Morocco will not devalue its national currency the dirham, despite a continuing appreciation against the euro, the official MAP news agency said on Saturday.

One euro was last exchanged against 9.5628/9.6202 dirhams, Bank al-Maghrib (central bank) figures showed.

Lebanon applies unorthodox economic policy

A textbook solution to Lebanon's recession and high debt level would be to reduce the budget deficit, lower the 14 per cent interest rate and economic growth should follow, financial analysts say.

But the government of businessman Rafik Al-Hariri, which took office last month, effectively argued from the start that textbooks do not apply in Lebanon.

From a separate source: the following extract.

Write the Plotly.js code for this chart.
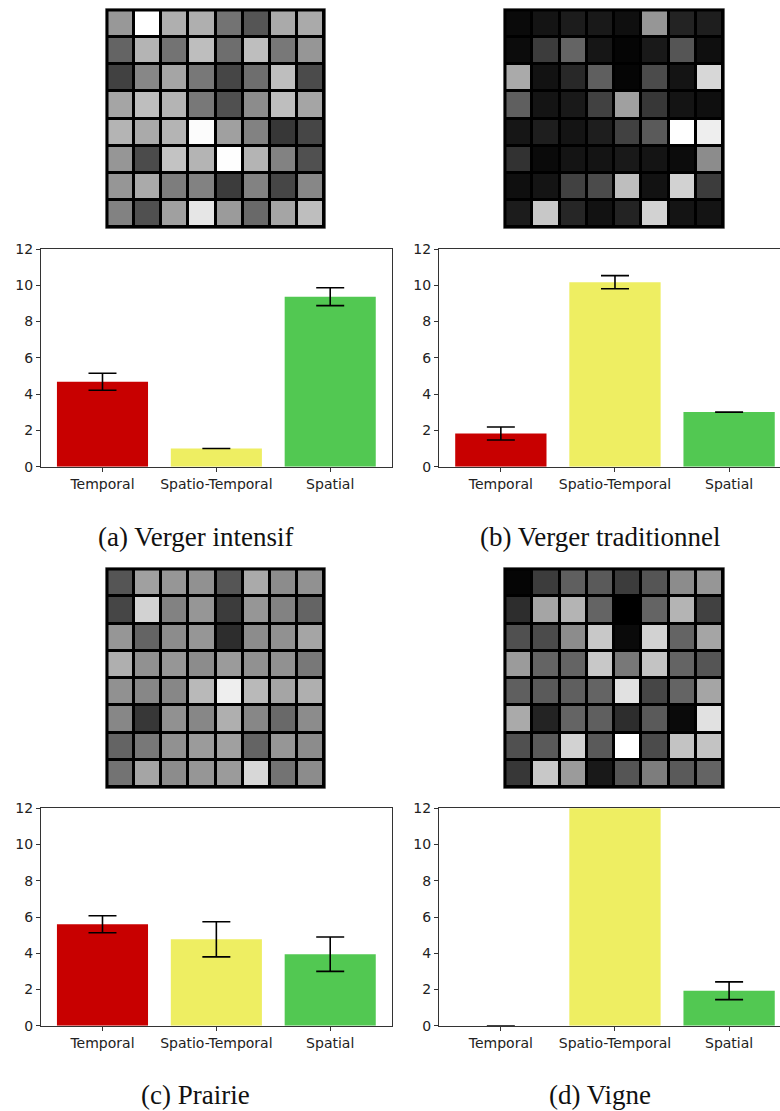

Hariri said it was politically impossible to reduce the deficit, which stands at 15 per cent of gross domestic product.

Most public spending goes in paying the wages of public employees hired according to sects and in servicing debt.

The government is counting on local banks to continue financing the national debt and on cutting import duties to achieve a three to five per cent growth next year after none in 2000 an over-ambitious figure, say analysts.

Maroc Telecom

Morocco could be forced to delay the planned privatisation early next year of telecommunications giant Maroc Telecom due to a lack of bidders, press reports said on Friday.

The Moroccan government two months ago launched an international tender for the sale of a 35-per cent state in Maroc Telecom worth 20 billion dirhams ($1.82 billion). The closing date was set for December 20.